TASK DESCRIPTION »
Quote word for word the lines below, beginning with the first and ending with the one that has "from matplotlib.patches import Rectangle". Drop the pictures.

DATASET EXTRACT »
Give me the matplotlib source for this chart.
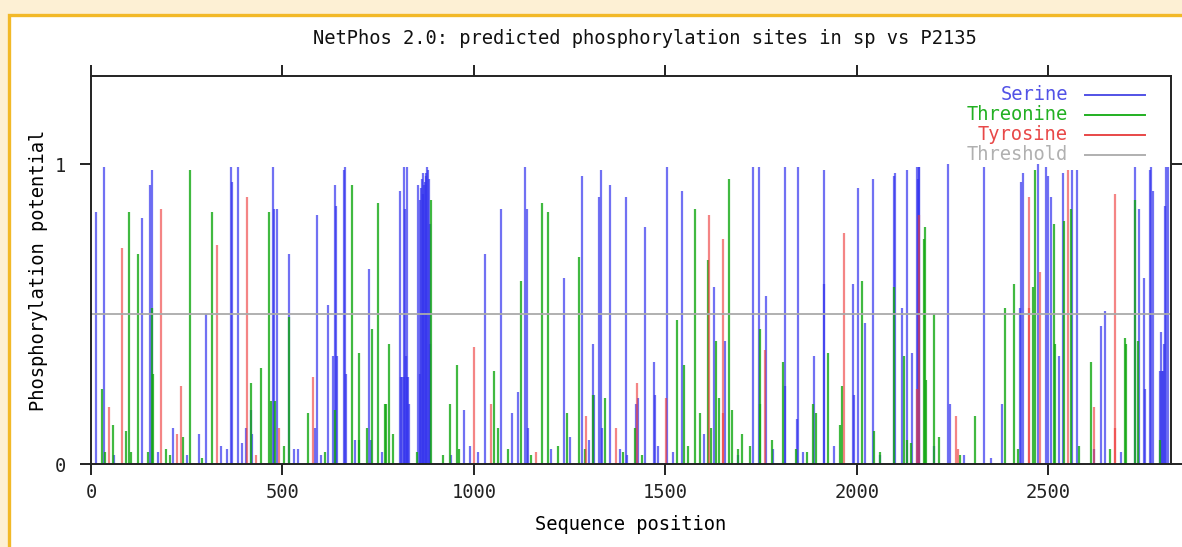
import numpy as np
import matplotlib
matplotlib.use('Agg')
import matplotlib.pyplot as plt
from matplotlib.patches import Rectangle

# predicted sites: (position, score)
serine_pos = [13, 33, 60, 134, 153, 159, 175, 215, 250, 283, 301, 340, 355, 365, 367, 384, 395,
              404, 419, 420, 475, 478, 485, 518, 530, 540, 584, 590, 600, 620, 633, 637, 640,
              643, 660, 662, 665, 690, 725, 730, 760,
              806, 810, 813, 816, 818, 820, 822, 824, 826, 828, 830,
              855, 858, 860, 862, 864, 866, 868, 870, 872, 874, 876, 878, 880, 882, 884, 886,
              940, 975, 990, 1010, 1028, 1071, 1100, 1115, 1133, 1139, 1141, 1200, 1234, 1250,
              1283, 1300, 1311, 1313, 1327, 1331, 1335, 1355, 1380, 1398, 1400, 1424, 1427,
              1447, 1470, 1472, 1480, 1505, 1520, 1542, 1600, 1627, 1655, 1690, 1729, 1743,
              1763, 1780, 1811, 1813, 1843, 1845, 1860, 1889, 1913, 1915, 1940, 1989, 1991,
              2004, 2020, 2042, 2060, 2096, 2099, 2117, 2130, 2145, 2158, 2160, 2162, 2163,
              2200, 2238, 2243, 2280, 2331, 2350, 2380, 2425, 2428, 2433, 2473, 2494, 2500,
              2506, 2528, 2537, 2562, 2575, 2620, 2638, 2648, 2690, 2727, 2737, 2750, 2752,
              2765, 2768, 2774, 2790, 2793, 2796, 2799, 2802, 2804, 2808, 2811]
serine_val = [0.84, 0.99, 0.03, 0.82, 0.93, 0.98, 0.04, 0.12, 0.03, 0.10, 0.50, 0.06, 0.05, 0.99, 0.94, 0.99, 0.07,
              0.12, 0.18, 0.10, 0.99, 0.85, 0.85, 0.70, 0.05, 0.05, 0.12, 0.83, 0.03, 0.53, 0.36, 0.93, 0.86,
              0.36, 0.98, 0.99, 0.30, 0.08, 0.65, 0.08, 0.04,
              0.91, 0.29, 0.29, 0.99, 0.29, 0.85, 0.36, 0.99, 0.29, 0.29, 0.20,
              0.93, 0.30, 0.88, 0.92, 0.95, 0.90, 0.97, 0.93, 0.94, 0.96, 0.97, 0.99, 0.98, 0.95, 0.80, 0.40,
              0.03, 0.18, 0.06, 0.04, 0.70, 0.85, 0.17, 0.24, 0.99, 0.85, 0.12, 0.05, 0.62, 0.09,
              0.96, 0.08, 0.40, 0.23, 0.89, 0.98, 0.12, 0.93, 0.05, 0.89, 0.03, 0.20, 0.22,
              0.79, 0.34, 0.23, 0.06, 0.99, 0.04, 0.91, 0.10, 0.59, 0.41, 0.03, 0.99, 0.99,
              0.56, 0.05, 0.99, 0.26, 0.15, 0.99, 0.04, 0.36, 0.98, 0.60, 0.06, 0.60, 0.23,
              0.92, 0.47, 0.95, 0.03, 0.96, 0.97, 0.52, 0.98, 0.37, 0.99, 0.95, 0.99, 0.99,
              0.06, 1.00, 0.20, 0.03, 0.99, 0.02, 0.20, 0.52, 0.94, 0.97, 1.00, 0.99, 0.96,
              0.89, 0.36, 0.97, 0.98, 0.98, 0.05, 0.46, 0.51, 0.04, 0.99, 0.85, 0.62, 0.25,
              0.98, 0.99, 0.91, 0.31, 0.44, 0.31, 0.31, 0.40, 0.86, 0.99, 0.99]

threonine_pos = [28, 36, 57, 91, 100, 104, 124, 150, 160, 162, 197, 205, 239, 259, 290, 317, 417,
                 445, 465, 470, 480, 505, 518, 566, 610, 637, 682, 700, 701, 720, 734, 749, 767,
                 769, 779, 788, 850, 888, 918, 938, 956, 960, 1052, 1062, 1090, 1123, 1150, 1177,
                 1192, 1220, 1244, 1274, 1290, 1311, 1342, 1390, 1421, 1440, 1531, 1549, 1560,
                 1577, 1591, 1612, 1620, 1631, 1640, 1667, 1673, 1690, 1701, 1720, 1746, 1748,
                 1778, 1807, 1840, 1870, 1885, 1893, 1924, 1955, 1960, 2012, 2045, 2060, 2097,
                 2123, 2130, 2140, 2175, 2177, 2180, 2200, 2215, 2270, 2309, 2387, 2411, 2420,
                 2459, 2466, 2514, 2516, 2540, 2558, 2580, 2610, 2660, 2700, 2703, 2726, 2735, 2790]
threonine_val = [0.25, 0.04, 0.13, 0.11, 0.84, 0.04, 0.70, 0.04, 0.52, 0.30, 0.05, 0.03, 0.09, 0.98, 0.02, 0.84, 0.27,
                 0.32, 0.84, 0.21, 0.21, 0.06, 0.49, 0.17, 0.04, 0.18, 0.93, 0.08, 0.37, 0.12, 0.45, 0.87, 0.20,
                 0.20, 0.40, 0.10, 0.04, 0.88, 0.03, 0.20, 0.33, 0.05, 0.31, 0.12, 0.05, 0.61, 0.03, 0.87,
                 0.84, 0.06, 0.17, 0.69, 0.05, 0.23, 0.22, 0.04, 0.12, 0.03, 0.48, 0.33, 0.06,
                 0.85, 0.17, 0.68, 0.12, 0.41, 0.22, 0.95, 0.18, 0.05, 0.10, 0.06, 0.45, 0.20,
                 0.08, 0.34, 0.05, 0.04, 0.20, 0.17, 0.37, 0.13, 0.26, 0.61, 0.11, 0.04, 0.59,
                 0.36, 0.08, 0.07, 0.75, 0.79, 0.28, 0.50, 0.09, 0.03, 0.16, 0.52, 0.60, 0.05,
                 0.59, 0.98, 0.80, 0.40, 0.81, 0.85, 0.06, 0.34, 0.05, 0.42, 0.40, 0.88, 0.41, 0.08]

tyrosine_pos = [47, 80, 182, 225, 235, 330, 408, 430, 490, 580, 999, 1044, 1162, 1292, 1371,
                1425, 1501, 1614, 1649, 1651, 1761, 1965, 2157, 2161, 2258, 2265, 2448, 2450,
                2478, 2551, 2618, 2673, 2675]
tyrosine_val = [0.19, 0.72, 0.85, 0.10, 0.26, 0.73, 0.89, 0.03, 0.12, 0.29, 0.39, 0.20, 0.04, 0.16, 0.12,
                0.27, 0.22, 0.83, 0.75, 0.17, 0.38, 0.77, 0.25, 0.83, 0.16, 0.05, 0.52, 0.89,
                0.64, 0.98, 0.19, 0.12, 0.90]

threshold = 0.5
seq_len = 2820
x_ticks = [0, 500, 1000, 1500, 2000, 2500]
y_ticks = [0, 1]

series = [('Serine', serine_pos, serine_val, '#3535ee', 0.7),
          ('Threonine', threonine_pos, threonine_val, '#12a812', 0.8),
          ('Tyrosine', tyrosine_pos, tyrosine_val, '#ee3a3a', 0.62)]
label_cols = ['#5252e6', '#22b022', '#e84848', '#b0b0b0']

W, H = 1182, 547
mono = 'DejaVu Sans Mono'
fs = 13.5
fig = plt.figure(figsize=(W / 100, H / 100), dpi=100, facecolor='#fdf0d4')
# white panel with yellow frame, kept behind the axes
fig.patches.append(Rectangle((9.5 / W, -0.1), 1.2, 1 - 14.5 / H + 0.1, transform=fig.transFigure,
                             facecolor='white', edgecolor='#f2b928', lw=2.4, zorder=-10))

ax = fig.add_axes([91 / W, (H - 464) / H, (1171 - 91) / W, (464 - 76) / H])
ax.set_zorder(2)
ax.set_facecolor('white')

for name, pos, val, col, a in series:
    ax.vlines(pos, 0, val, colors=col, lw=1.6, alpha=a, zorder=2)
ax.axhline(threshold, color='#aaaaaa', lw=1.3, zorder=3)

ax.set_xlim(0, seq_len)
ax.set_ylim(0, 1.295)
ax.set_xticks(x_ticks)
ax.set_yticks(y_ticks)
ax.tick_params(direction='out', length=8, width=1.4, colors='#222222', labelsize=fs,
               top=True, right=True, labeltop=False, labelright=False, pad=6)
ax.tick_params(axis='y', pad=10)
for lab in ax.get_xticklabels() + ax.get_yticklabels():
    lab.set_family(mono)
for s in ax.spines.values():
    s.set_color('#222222')
    s.set_linewidth(1.4)
    s.set_zorder(4)

ax.set_xlabel('Sequence position', family=mono, fontsize=fs, labelpad=9)
ax.set_ylabel('Phosphorylation potential', family=mono, fontsize=fs, labelpad=5)
fig.text(645 / W, 1 - 38 / H, 'NetPhos 2.0: predicted phosphorylation sites in sp vs P2135',
         family=mono, fontsize=fs, ha='center', va='center', color='#111111')

# legend, right-aligned text with sample line
leg_names = ['Serine', 'Threonine', 'Tyrosine', 'Threshold']
leg_y = [95, 115, 135, 155]
for name, col, yy in zip(leg_names, label_cols, leg_y):
    yf = 1 - yy / H
    fig.text(1068 / W, yf, name, family=mono, fontsize=fs, ha='right', va='center', color=col,
             zorder=5)
    fig.add_artist(plt.Line2D([1085 / W, 1145 / W], [yf, yf], color=col, lw=1.4,
                              transform=fig.transFigure, zorder=5))

fig.savefig('out.png', dpi=100, facecolor=fig.get_facecolor())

RIGHT ANSWER »
Give me the matplotlib source for this chart.
import numpy as np
import matplotlib
matplotlib.use('Agg')
import matplotlib.pyplot as plt
from matplotlib.patches import Rectangle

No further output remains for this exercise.